The next season Rauch's Maroon completed a 10-2-1 record and captured third place in the NFL standings. However, after a 5–8 record in 1927, Rauch left the team to coach the New York Yankees. Following a 4–8 record with the Yankees during the 1928 season, Rauch returned to the Maroons franchise which had just been sold to a group of New Englanders who move the franchise to Boston and renamed the team the Boston Bulldogs.
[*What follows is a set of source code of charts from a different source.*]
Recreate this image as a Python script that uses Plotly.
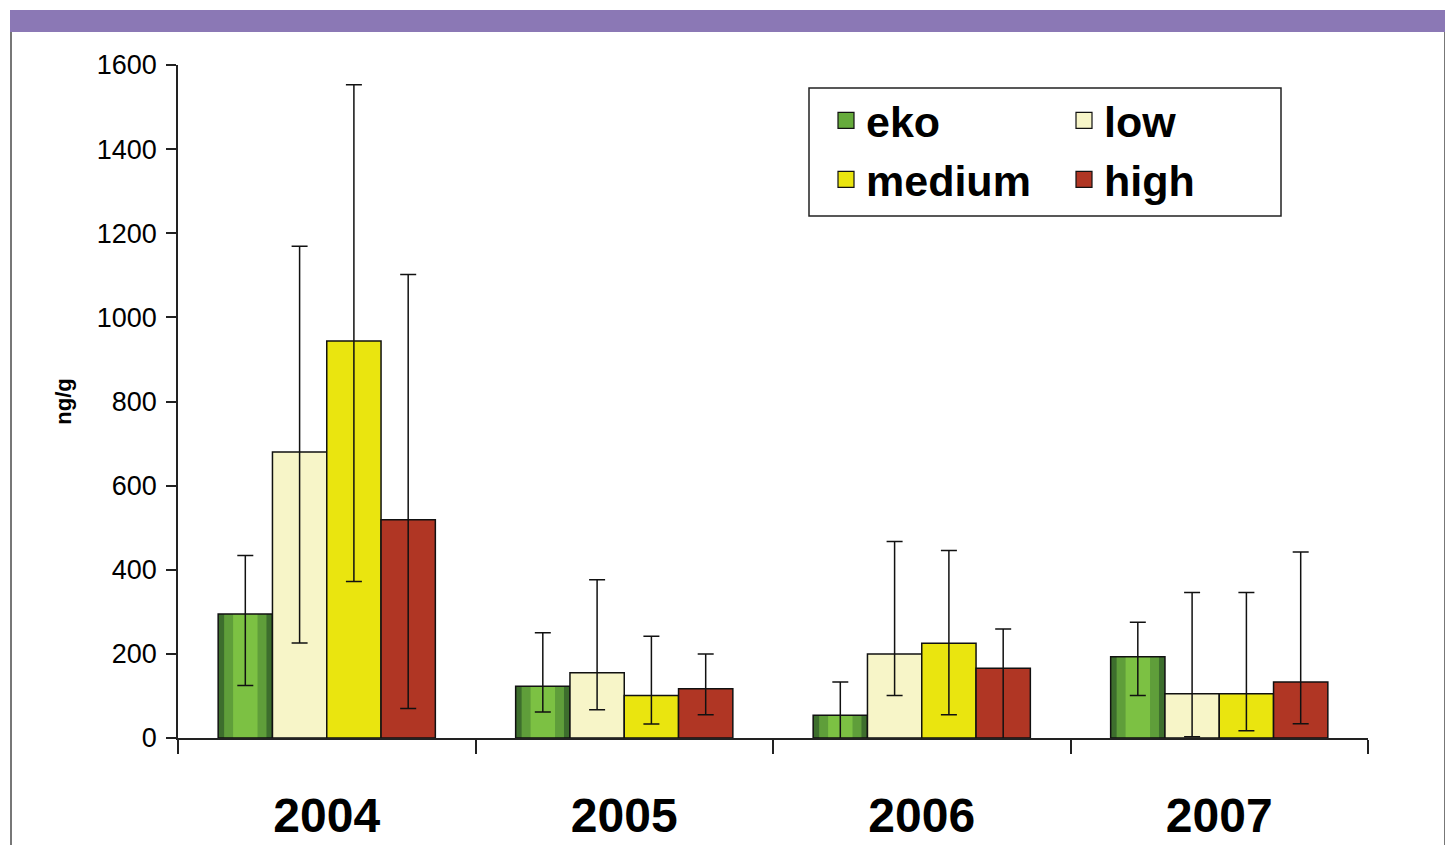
import plotly.graph_objects as go

# data
years = ["2004", "2005", "2006", "2007"]
groups = ["eko", "low", "medium", "high"]

eko = [295, 123, 54, 193]
eko_up = [139, 127, 79, 82]
eko_down = [170, 61, 79, 92]

low = [680, 155, 200, 105]
low_up = [489, 221, 267, 241]
low_down = [454, 88, 99, 102]

medium = [944, 101, 225, 105]
medium_up = [609, 141, 221, 241]
medium_down = [572, 68, 170, 88]

high = [519, 117, 166, 133]
high_up = [583, 83, 93, 309]
high_down = [449, 62, 190, 99]

colors = {"eko": "#66ab3c", "low": "#f7f5c8", "medium": "#eae50f", "high": "#b03624"}
eko_shades = ["#3d6e2d", "#5f9e3a", "#7cc143"]  # edge -> centre, fakes the cylinder look
legend_of = {"eko": "legend", "medium": "legend", "low": "legend2", "high": "legend2"}

series = {
    "eko": (eko, eko_up, eko_down),
    "low": (low, low_up, low_down),
    "medium": (medium, medium_up, medium_down),
    "high": (high, high_up, high_down),
}

# the page body has an 8px margin, so the figure is shifted by that much
OFF = 8
W, H = 1453 - OFF, 845 - OFF
L, R, T, B = 178, 1368, 65, 738  # plot area in reference px


def px(x):
    return (x - L) / (R - L)


def py(y):
    return (B - y) / (B - T)


GROUP = 0.73
BW = GROUP / len(groups)

fig = go.Figure()
for i, name in enumerate(groups):
    vals, up, down = series[name]
    off = -GROUP / 2 + i * BW
    err = dict(type="data", symmetric=False, array=up, arrayminus=down,
               color="#111111", thickness=1.5, width=8)
    if name == "eko":
        # shaded layers, no outline
        for frac, shade in zip([1.0, 0.78, 0.45], eko_shades):
            fig.add_trace(go.Bar(
                x=years, y=vals, width=BW * frac, offset=off + BW * (1 - frac) / 2,
                marker=dict(color=shade, line=dict(width=0)),
                showlegend=False, hoverinfo="skip",
            ))
        fill = "rgba(0,0,0,0)"
    else:
        fill = colors[name]
    fig.add_trace(go.Bar(
        x=years, y=vals, name=name, width=BW, offset=off,
        marker=dict(color=fill, line=dict(color="#111111", width=1.5)),
        error_y=err, showlegend=False,
    ))

# legend entries (square markers give a bigger swatch than bar icons)
for name in groups:
    fig.add_trace(go.Scatter(
        x=[None], y=[None], mode="markers", name=name,
        legend=legend_of[name], legendgroup=name,
        marker=dict(symbol="square", size=16, color=colors[name],
                    line=dict(color="#111111", width=1.2)),
    ))

legend_font = dict(family="Liberation Sans, Arial, sans-serif", size=43, color="#000000", weight="bold")

fig.update_layout(
    width=W,
    height=H,
    margin=dict(l=L - OFF, r=1453 - R, t=T - OFF, b=845 - B, pad=0, autoexpand=False),
    paper_bgcolor="white",
    plot_bgcolor="white",
    barmode="overlay",
    font=dict(family="Liberation Sans, Arial, sans-serif", color="#000000"),
    legend=dict(
        x=px(826), y=py(86), xanchor="left", yanchor="top",
        font=legend_font, bgcolor="rgba(0,0,0,0)", tracegroupgap=29,
        traceorder="normal", itemsizing="trace",
    ),
    legend2=dict(
        x=px(1064), y=py(86), xanchor="left", yanchor="top",
        font=legend_font, bgcolor="rgba(0,0,0,0)", tracegroupgap=29,
        traceorder="normal", itemsizing="trace",
    ),
    xaxis=dict(
        type="category",
        range=[-0.5, 3.5],
        automargin=False,
        showline=True, linecolor="#222222", linewidth=1.5,
        ticks="outside", tickson="boundaries", ticklen=14, tickcolor="#222222", tickwidth=1.5,
        tickfont=dict(size=48, weight="bold", family="Liberation Sans, Arial, sans-serif"),
        ticklabelstandoff=35,
        showgrid=False, zeroline=False,
    ),
    yaxis=dict(
        range=[0, 1600], dtick=200,
        automargin=False,
        showline=True, linecolor="#222222", linewidth=1.5,
        ticks="outside", ticklen=10, tickcolor="#222222", tickwidth=1.5,
        tickfont=dict(size=27, family="Liberation Sans, Arial, sans-serif"),
        ticklabelstandoff=4,
        showgrid=False, zeroline=False,
        title=dict(text="ng/g", font=dict(size=22, weight="bold"), standoff=19),
    ),
)

# purple header band and page frame
fig.add_shape(type="rect", xref="paper", yref="paper",
              x0=px(10), x1=px(1446), y0=py(32), y1=py(10),
              fillcolor="#8b78b5", line=dict(width=0), layer="below")
fig.add_shape(type="line", xref="paper", yref="paper",
              x0=px(11), x1=px(11), y0=py(32), y1=py(845),
              line=dict(color="#777777", width=2))
fig.add_shape(type="line", xref="paper", yref="paper",
              x0=px(1445), x1=px(1445), y0=py(32), y1=py(845),
              line=dict(color="#777777", width=2))

# legend box
fig.add_shape(type="rect", xref="paper", yref="paper",
              x0=px(809), x1=px(1281), y0=py(216), y1=py(88),
              line=dict(color="#222222", width=1.5), fillcolor="rgba(0,0,0,0)")

fig.write_html("out.html")
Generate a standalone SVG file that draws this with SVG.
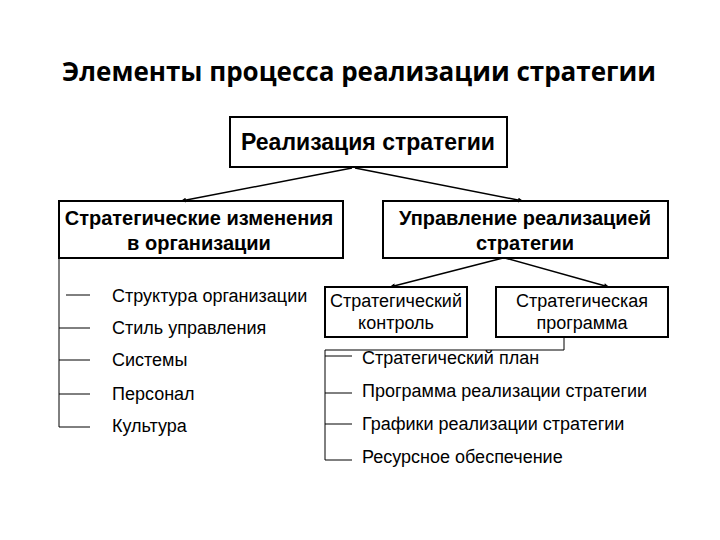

The 1929 season was Rauch's last season coaching in the NFL. After a 4–4 record, the Maroons-Bulldogs franchise folded.

==Outside football==
Besides being a football player and coach, Rauch also worked as an ornithologist, a steel worker, an electrician and a graduate electrical engineer. Dick spent his off-seasons writing poetry and traveled as far west as the Yukon to study the nesting habits of birds. He later put his knowledge of birds to use by exploring the Antarctic for the U.S. government.